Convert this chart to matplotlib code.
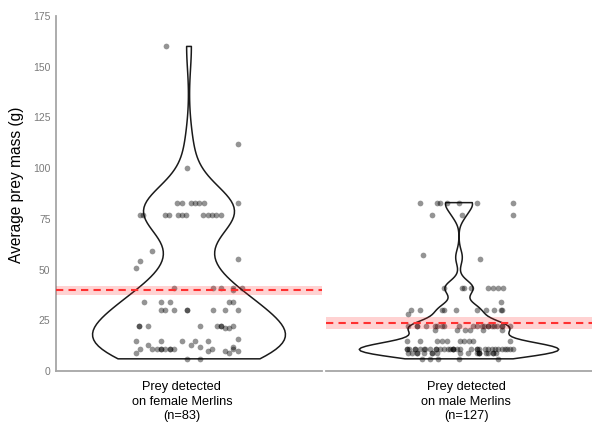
import numpy as np
import matplotlib
matplotlib.use("Agg")
import matplotlib.pyplot as plt

plt.rcParams["font.family"] = ["Liberation Sans", "DejaVu Sans"]

# Panel labels
panel_labels = [
    "Prey detected\non female Merlins\n(n=83)",
    "Prey detected\non male Merlins\n(n=127)",
]

# Female Merlins: average prey mass (g) and horizontal jitter offsets
female_mass = [
    160, 112, 100,
    83, 83, 83, 83, 83, 83, 83,
    77, 77, 77, 77, 77, 77, 77, 77, 77, 77, 77, 77,
    59, 54, 51, 55,
    41, 41, 41, 41, 40, 41,
    34, 34, 34, 34, 34,
    30, 30, 30, 30, 30, 30, 30, 30,
    22, 22, 22, 22, 22, 22, 22, 21, 21, 22,
    15, 15, 15, 15, 15, 16,
    13, 13, 12,
    11, 11, 11, 11, 11, 11, 11, 11, 11, 11, 12, 11,
    9, 10, 10, 9, 10,
    6, 6,
]
female_jitter = [
    -0.105, 0.220, -0.010,
    -0.053, -0.033, 0.008, 0.027, 0.046, 0.068, 0.220,
    -0.221, -0.206, -0.108, -0.090, -0.051, -0.033, -0.014, 0.065, 0.084, 0.104, 0.123, 0.143,
    -0.166, -0.221, -0.240, 0.220,
    -0.068, 0.107, 0.144, 0.200, 0.200, 0.240,
    -0.204, -0.126, -0.087, 0.182, 0.200,
    -0.126, -0.108, -0.068, -0.010, -0.010, 0.107, 0.164, 0.220,
    -0.224, -0.224, -0.185, 0.048, 0.125, 0.143, 0.143, 0.162, 0.182, 0.200,
    -0.240, -0.126, -0.030, 0.028, 0.087, 0.220,
    -0.184, 0.009, 0.048,
    -0.221, -0.166, -0.146, -0.126, -0.126, -0.108, -0.087, -0.087, -0.068, 0.105, 0.200, 0.200,
    -0.240, 0.087, 0.164, 0.182, 0.220,
    -0.010, 0.048,
]

# Male Merlins: average prey mass (g) and horizontal jitter offsets
male_mass = [
    83, 83, 83, 83, 83, 83, 83,
    77, 77, 77,
    57, 55,
    41, 41, 41, 41, 41, 41, 41, 41,
    34,
    30, 30, 30, 30, 30, 30, 30, 30, 30, 30,
    28,
    22, 22, 22, 22, 22, 22, 22, 22, 22, 22, 22,
    22, 22, 22, 22, 22, 22, 22, 22, 22, 22,
    20, 20, 20, 20, 20, 20,
    15, 15, 15, 15, 15, 15, 15, 15, 15, 15,
    11, 11, 11, 11, 11, 11, 11, 11, 11, 11,
    11, 11, 11, 11, 11, 11, 11, 11, 11, 11,
    11, 11, 11, 11, 11, 11, 11, 11, 11, 11,
    11, 11, 11, 11,
    9, 9, 9, 9, 9, 9, 9, 9, 9, 9,
    9, 9, 9, 9, 9, 9, 9, 9, 9,
    6, 6, 6, 6, 6,
]
male_jitter = [
    -0.176, -0.098, -0.086, -0.053, 0.001, 0.083, 0.242,
    -0.120, 0.015, 0.242,
    -0.161, 0.095,
    -0.068, 0.012, 0.024, 0.054, 0.132, 0.155, 0.177, 0.200,
    0.188,
    -0.217, -0.176, -0.078, -0.066, -0.012, 0.083, 0.120, 0.157, 0.189, 0.194,
    -0.229,
    -0.231, -0.188, -0.188, -0.108, -0.098, -0.078, -0.066, 0.001, 0.062, 0.083, 0.102,
    0.114, 0.132, 0.132, 0.147, 0.158, 0.173, 0.194, 0.194, 0.230, -0.150,
    -0.108, -0.010, 0.027, 0.110, 0.195, 0.050,
    -0.236, -0.176, -0.098, -0.078, -0.055, 0.005, 0.023, 0.046, 0.065, 0.230,
    -0.236, -0.236, -0.227, -0.198, -0.176, -0.152, -0.131, -0.105, -0.086, -0.068,
    -0.041, -0.026, -0.026, -0.010, 0.005, 0.054, 0.080, 0.092, 0.117, 0.147,
    0.162, 0.177, 0.192, 0.207, 0.230, 0.245, -0.198, -0.105, -0.026, 0.080,
    -0.160, -0.050, 0.130, 0.215,
    -0.228, -0.188, -0.158, -0.124, -0.101, 0.005, 0.080, 0.092, 0.092, 0.132,
    0.155, 0.167, -0.188, -0.124, 0.155, 0.092, -0.210, 0.040, 0.120,
    -0.168, -0.131, -0.093, 0.001, 0.174,
]

# Group means with their uncertainty bands
group_means = [39.8, 23.6]
band_low = [37.6, 20.8]
band_high = [42.0, 26.4]

y_ticks = [0, 25, 50, 75, 100, 125, 150, 175]


def nrd0(kde):
    d = np.asarray(kde.dataset).ravel()
    sd = d.std(ddof=1)
    q75, q25 = np.percentile(d, [75, 25])
    lo = min(sd, (q75 - q25) / 1.34)
    h = 0.9 * lo * len(d) ** -0.2
    return h / sd


W, H = 592, 424
fig = plt.figure(figsize=(W / 100, H / 100), dpi=100)
ax_l = fig.add_axes([56 / W, (H - 371) / H, 266 / W, 355 / H])
ax_r = fig.add_axes([326 / W, (H - 371) / H, 266 / W, 355 / H], sharey=ax_l)

groups = [(female_mass, female_jitter), (male_mass, male_jitter)]
widths = [0.87, 0.9]
label_pos = [0.968, 1.032]
axis_grey = "#a6a6a6"

for i, (ax, (mass, jit)) in enumerate(zip([ax_l, ax_r], groups)):
    parts = ax.violinplot([mass], positions=[1], widths=widths[i],
                          showextrema=False, bw_method=nrd0)
    for body in parts["bodies"]:
        body.set_facecolor("none")
        body.set_edgecolor("#1a1a1a")
        body.set_linewidth(1.1)
        body.set_alpha(1)
        body.set_zorder(2)

    ax.scatter(1 + np.array(jit), mass, s=17, color="black", alpha=0.42,
               linewidths=0, zorder=3)

    ax.axhspan(band_low[i], band_high[i], color="#ff2020", alpha=0.2,
               linewidth=0, zorder=4)
    ax.axhline(group_means[i], color="#ff3030", lw=1.5, dashes=(3.5, 2.5),
               zorder=5)

    ax.set_xlim(0.4, 1.6)
    ax.set_ylim(0, 175)
    ax.set_xticks([label_pos[i]])
    ax.set_xticklabels([panel_labels[i]], fontsize=9.2, linespacing=1.32)
    ax.tick_params(axis="x", length=0, pad=7)
    for s in ["top", "right", "left"]:
        ax.spines[s].set_visible(False)
    ax.spines["bottom"].set_color(axis_grey)
    ax.spines["bottom"].set_linewidth(1.3)

ax_l.spines["left"].set_visible(True)
ax_l.spines["left"].set_color(axis_grey)
ax_l.spines["left"].set_linewidth(1.3)
ax_l.set_yticks(y_ticks)
ax_l.tick_params(axis="y", length=0, pad=4, labelsize=7.5, labelcolor="#7a7a7a")
ax_l.set_ylabel("Average prey mass (g)", fontsize=11.2)
ax_l.yaxis.set_label_coords(-0.122, 0.524)
ax_r.tick_params(axis="y", left=False, labelleft=False)

fig.savefig("out.png", dpi=100)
......
Written request: Working from the listing above, pick out every line that has "matplotlib" and copy it.

Response to this task:
Convert this chart to matplotlib code.
import matplotlib
matplotlib.use("Agg")
import matplotlib.pyplot as plt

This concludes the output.